What is a Regular Expression (Regex)? An Introduction

A regular expression (often shortened to "regex" or "regexp") is a sequence of characters that specifies a search pattern. It's a powerful tool for searching, matching, and manipulating text. Think of it as a highly advanced "find and replace" functionality, but with the ability to match complex patterns instead of just simple, literal text. This page provides a basic introduction to regular expressions.

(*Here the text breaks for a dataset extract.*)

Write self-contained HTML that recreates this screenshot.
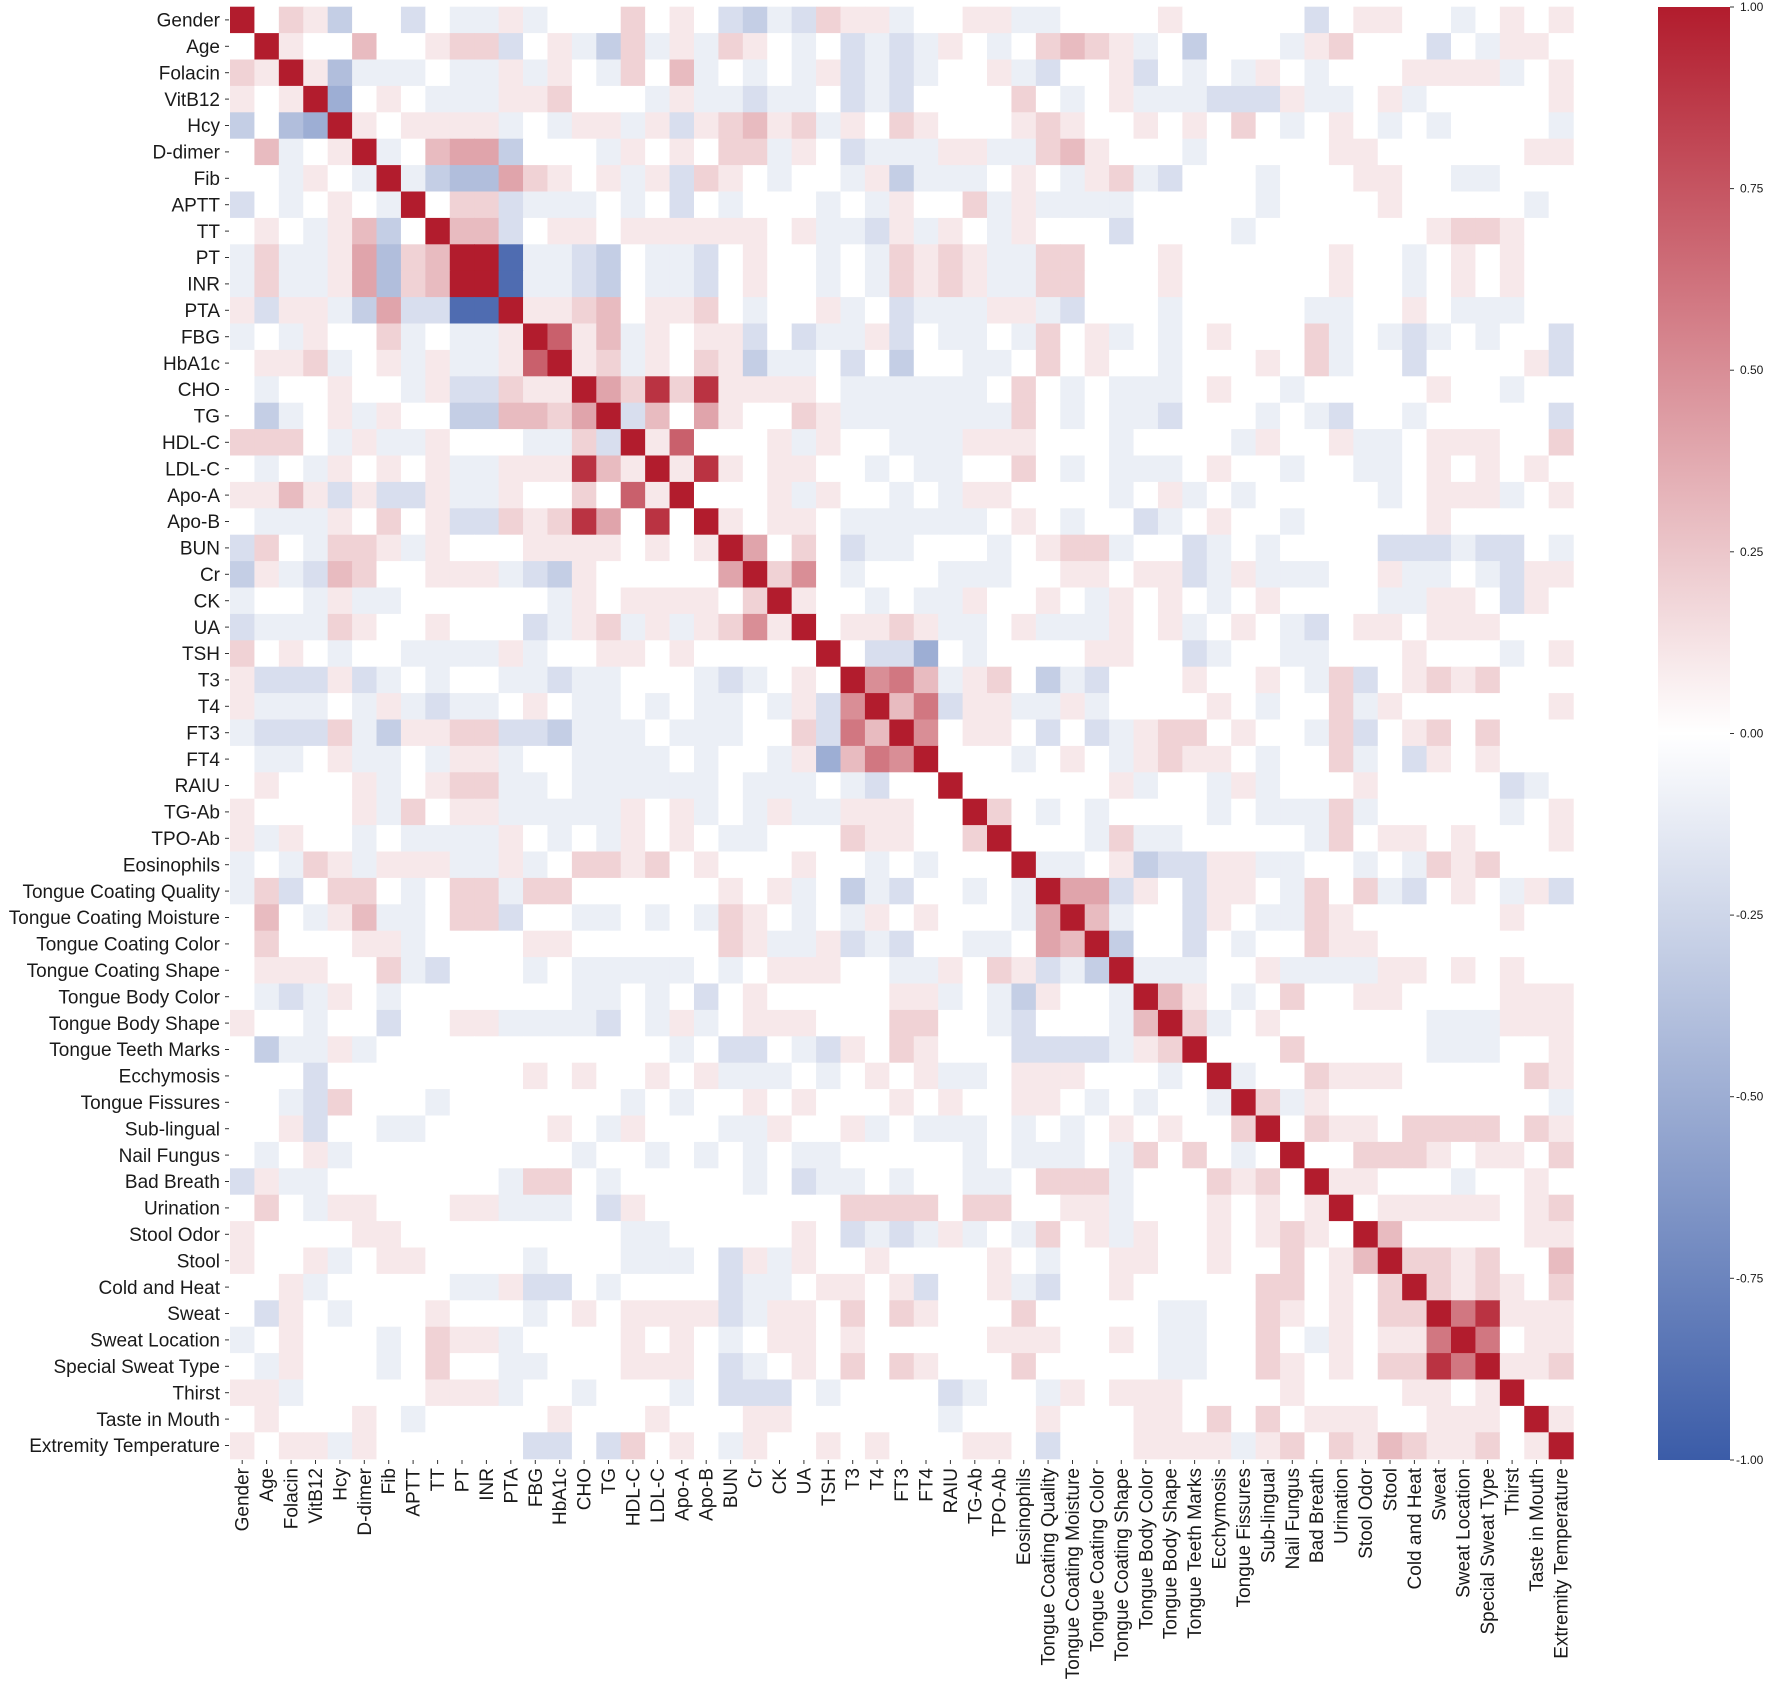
<!DOCTYPE html>
<html><head><meta charset="utf-8">
<style>
html,body{margin:0;padding:0;background:#fff;}
svg{display:block;}
text{font-family:"Liberation Sans",Arial,sans-serif;fill:#1a1a1a;}
</style></head>
<body>
<svg id="s" width="1772" height="1691" viewBox="0 0 1772 1691" xmlns="http://www.w3.org/2000/svg">
<defs>
<linearGradient id="cb" x1="0" y1="0" x2="0" y2="1">
<stop offset="0" stop-color="rgb(178,28,45)"/>
<stop offset="0.5" stop-color="#ffffff"/>
<stop offset="1" stop-color="rgb(59,92,168)"/>
</linearGradient>
</defs>
<g id="cells"></g>
<rect x="1658" y="7" width="72" height="1453" fill="url(#cb)"/>
<g id="cbt" font-size="12">
<text x="1740" y="11">1.00</text>
<text x="1740" y="192.6">0.75</text>
<text x="1740" y="374.2">0.50</text>
<text x="1740" y="555.8">0.25</text>
<text x="1740" y="737.5">0.00</text>
<text x="1736" y="919.1">-0.25</text>
<text x="1736" y="1100.7">-0.50</text>
<text x="1736" y="1282.3">-0.75</text>
<text x="1736" y="1464">-1.00</text>
</g>
<g id="cbticks" stroke="#333" stroke-width="1">
<line x1="1730" y1="7" x2="1734" y2="7"/><line x1="1730" y1="188.6" x2="1734" y2="188.6"/><line x1="1730" y1="370.2" x2="1734" y2="370.2"/><line x1="1730" y1="551.8" x2="1734" y2="551.8"/><line x1="1730" y1="733.5" x2="1734" y2="733.5"/><line x1="1730" y1="915.1" x2="1734" y2="915.1"/><line x1="1730" y1="1096.7" x2="1734" y2="1096.7"/><line x1="1730" y1="1278.3" x2="1734" y2="1278.3"/><line x1="1730" y1="1460" x2="1734" y2="1460"/>
</g>
<g id="ylab" font-size="19" text-anchor="end">
<text x="220" y="26.6">Gender</text>
<text x="220" y="53.0">Age</text>
<text x="220" y="79.4">Folacin</text>
<text x="220" y="105.8">VitB12</text>
<text x="220" y="132.2">Hcy</text>
<text x="220" y="158.6">D-dimer</text>
<text x="220" y="185.0">Fib</text>
<text x="220" y="211.4">APTT</text>
<text x="220" y="237.8">TT</text>
<text x="220" y="264.2">PT</text>
<text x="220" y="290.6">INR</text>
<text x="220" y="317.0">PTA</text>
<text x="220" y="343.4">FBG</text>
<text x="220" y="369.8">HbA1c</text>
<text x="220" y="396.2">CHO</text>
<text x="220" y="422.6">TG</text>
<text x="220" y="449.0">HDL-C</text>
<text x="220" y="475.4">LDL-C</text>
<text x="220" y="501.8">Apo-A</text>
<text x="220" y="528.2">Apo-B</text>
<text x="220" y="554.6">BUN</text>
<text x="220" y="581.0">Cr</text>
<text x="220" y="607.4">CK</text>
<text x="220" y="633.8">UA</text>
<text x="220" y="660.2">TSH</text>
<text x="220" y="686.6">T3</text>
<text x="220" y="713.0">T4</text>
<text x="220" y="739.4">FT3</text>
<text x="220" y="765.8">FT4</text>
<text x="220" y="792.2">RAIU</text>
<text x="220" y="818.6">TG-Ab</text>
<text x="220" y="845.0">TPO-Ab</text>
<text x="220" y="871.4">Eosinophils</text>
<text x="220" y="897.8">Tongue Coating Quality</text>
<text x="220" y="924.2">Tongue Coating Moisture</text>
<text x="220" y="950.6">Tongue Coating Color</text>
<text x="220" y="977.0">Tongue Coating Shape</text>
<text x="220" y="1003.4">Tongue Body Color</text>
<text x="220" y="1029.8">Tongue Body Shape</text>
<text x="220" y="1056.2">Tongue Teeth Marks</text>
<text x="220" y="1082.6">Ecchymosis</text>
<text x="220" y="1109.0">Tongue Fissures</text>
<text x="220" y="1135.4">Sub-lingual</text>
<text x="220" y="1161.8">Nail Fungus</text>
<text x="220" y="1188.2">Bad Breath</text>
<text x="220" y="1214.6">Urination</text>
<text x="220" y="1241.0">Stool Odor</text>
<text x="220" y="1267.4">Stool</text>
<text x="220" y="1293.8">Cold and Heat</text>
<text x="220" y="1320.2">Sweat</text>
<text x="220" y="1346.6">Sweat Location</text>
<text x="220" y="1373.0">Special Sweat Type</text>
<text x="220" y="1399.4">Thirst</text>
<text x="220" y="1425.8">Taste in Mouth</text>
<text x="220" y="1452.2">Extremity Temperature</text>
</g>
<g id="xlab" font-size="19" text-anchor="end"></g>
<g id="ticks" stroke="#333" stroke-width="1"></g>
</svg>
<script>
var names=["Gender","Age","Folacin","VitB12","Hcy","D-dimer","Fib","APTT","TT","PT","INR","PTA","FBG","HbA1c","CHO","TG","HDL-C","LDL-C","Apo-A","Apo-B","BUN","Cr","CK","UA","TSH","T3","T4","FT3","FT4","RAIU","TG-Ab","TPO-Ab","Eosinophils","Tongue Coating Quality","Tongue Coating Moisture","Tongue Coating Color","Tongue Coating Shape","Tongue Body Color","Tongue Body Shape","Tongue Teeth Marks","Ecchymosis","Tongue Fissures","Sub-lingual","Nail Fungus","Bad Breath","Urination","Stool Odor","Stool","Cold and Heat","Sweat","Sweat Location","Special Sweat Type","Thirst","Taste in Mouth","Extremity Temperature"];
var L=["","0","21","101","c0de","03a01","00a10a","b0a010a","010a13c0","a2aa14d23","a2aa14d23X","1b11ac4bbii","a0a1002a0aa1","0112a01a1aa17","0a00100a1bb211","0ca01a100cc3324","2220a1aa1000aa2b","0a0a10101aa111931","1131b1bb1aa1002071",
"0aaa10201bb21294090",
"b20a221a100011110101",
"c1ab3200111abc1000004",
"a00a1aa000000a10111102",
"baaa21001000ba12a1a1251",
"2010a00aaaa1a00110100000",
"1bbb1ba0a00aabaa000aba010",
"1aaa0a1abaa010aa0a0aa0a1b5",
"abbb2ac1122bbcaaa0aaa002b63",
"0aa01aa0a11a00aaaa0a00a1e365",
"010001a0122aa0aaaaaa0aaa0ab00",
"100001a2011aaaaa101a0a1aa11100",
"1a100a0aaaa10a0a1010aa000211002",
"a0a21a111aa1a0221201000100a0a000",
"a2b0220a022a22000000101a0cab00a0a",
"030a13aa022b00aa0a0a210a0a101000a4",
"0200011a00001100000021aa1bab00aa043",
"0111002ab000a0aaaaa0a011100aa1021bac",
"0aba10a0000000aa0a0b010000011a0ac100a",
"100a00b0011aaaab0a1a01110002200ab000a3",
"0caa1a000000000000a0bb0ab1021000bbbba12",
"000b0000000010100101aaa0a0101aa0111000a0",
"00ab2000a0000000a0a0010100010100110a0a00a",
"001b00aa0000010a1000aa1001a0aaa0a0a0101002",
"0a01a000000000a00a0a0a0aa00000a0aaa0a2020a0",
"b1aa0000000a220a00000a0baa0a00aa0222a0002120",
"020a1100011aaa0b10000000022220220011a00010101",
"1000011000000000aa0000010baba1a0a201a100101210",
"1001a0110000a000aaa0b1a1001000010a0011001002013",
"001a00000aa1bb0a0000baa01101b001ab00100000220102",
"0b10a0001000a0101111ba1102021000200000aa002101022",
"a01000a0211a00001010a0110100000111001 0aa0020a10116".replace(/ /g,""),
"0a1000a0200aa0001110ba0102021000200000aa00210102296",
"11a00000111a00a000a0bbb0a0000ba00a101110000100001101",
"0100010a000001000100011000000a00010001102020111001110",
"1011a1000000bb0b2010a100101000110b0001111a120213211201"];
var N=55,M=[];
for(var i=0;i<N;i++){M.push([]);for(var j=0;j<N;j++)M[i].push(0);M[i][i]=1;}
function cv(c){if(c==="X")return 1;var d="0123456789".indexOf(c);if(d>=0)return d/10;d="abcdefghi".indexOf(c);if(d>=0)return -(d+1)/10;return 0;}
for(var r=0;r<N;r++){var s=L[r]||"";for(var c=0;c<r&&c<s.length;c++){var v=cv(s[c]);M[r][c]=v;M[c][r]=v;}}
function col(v){var r,g,b;if(v>=0){r=255-77*v;g=255-227*v;b=255-210*v;}else{var t=-v;r=255-196*t;g=255-163*t;b=255-87*t;}return "rgb("+Math.round(r)+","+Math.round(g)+","+Math.round(b)+")";}
var ns="http://www.w3.org/2000/svg",x0=230,y0=6.7,cw=24.42,ch=26.4;
var g=document.getElementById("cells"),h="";
for(var i=0;i<N;i++)for(var j=0;j<N;j++){h+='<rect x="'+(x0+j*cw).toFixed(2)+'" y="'+(y0+i*ch).toFixed(2)+'" width="'+(cw+0.6).toFixed(2)+'" height="'+(ch+0.6).toFixed(2)+'" fill="'+col(M[i][j])+'"/>';}
g.innerHTML=h;
var t="";
for(var i=0;i<N;i++){var yc=y0+(i+0.5)*ch;t+='<line x1="225" y1="'+yc.toFixed(1)+'" x2="229" y2="'+yc.toFixed(1)+'"/>';var xc=x0+(i+0.5)*cw;t+='<line x1="'+xc.toFixed(1)+'" y1="1460" x2="'+xc.toFixed(1)+'" y2="1464"/>';}
document.getElementById("ticks").innerHTML=t;
</script>
<svg width="0" height="0" style="position:absolute"></svg>
<script>
(function(){var xl=document.getElementById("xlab"),h="";var x0=230,cw=24.42;
var labs=document.querySelectorAll("#ylab text");
for(var i=0;i<labs.length;i++){var xc=x0+(i+0.5)*cw+6.5;h+='<text transform="translate('+xc.toFixed(1)+',1468) rotate(-90)">'+labs[i].textContent+'</text>';}
xl.innerHTML=h;})();
</script>
</body></html>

Why Use Regular Expressions?

Regular expressions are incredibly versatile and are a fundamental part of many programming languages and text editors. They are used for a wide variety of tasks, including:

Data Validation: You can use regex to ensure that user input conforms to a specific format, such as validating email addresses, phone numbers, postal codes, and passwords.
Data Extraction: You can use regex to extract specific pieces of information from a large block of text, such as finding all the links in an HTML document, pulling out all the email addresses from a long text, or extracting dates and times from log files.
Search and Replace: You can perform powerful search and replace operations. For example, you could find all instances of a word and replace it with another, or you could reformat a date from `MM/DD/YYYY` to `YYYY-MM-DD`.
Parsing: Regex can be used to parse structured data, such as log files, CSV files, or configuration files.

Basic Concepts

Here are some of the basic concepts you need to know to get started with regular expressions:

Literal Characters: Most characters in a regular expression are literal characters, which means they match themselves. For example, the regex /hello/ will match the string "hello".
Metacharacters: Some characters have special meanings in regular expressions. These are called metacharacters. For example, the metacharacter . matches any character except a newline. To match a literal metacharacter, you need to escape it with a backslash (e.g., \. matches a literal dot).
Character Classes: A character class is a set of characters that you want to match. For example, the character class [aeiou] will match any vowel. You can also define a range of characters, like [a-z] for any lowercase letter.
Quantifiers: A quantifier specifies how many times a character or group of characters must be present in the input for a match to be found. For example, the quantifier * means "zero or more times", while + means "one or more times".
Groups: Parentheses () are used to create groups of characters. This allows you to apply quantifiers to a whole group or to capture the matched text for later use.

A Simple Example

Let's say you want to find all the email addresses in a text. A simple regex for this could be:

/\w+@\w+\.\w+/

Here's how it breaks down:

\w+: Matches one or more word characters (letters, numbers, or underscore). This represents the username part of the email.
@: Matches the literal "@" symbol.
\w+: Matches one or more word characters again. This represents the domain name.
\.: Matches a literal dot.
\w+: Matches one or more word characters for the top-level domain (like .com, .org, etc.).

While this is a simple example, it illustrates the power of combining different regex components to create a pattern that can match a wide range of text.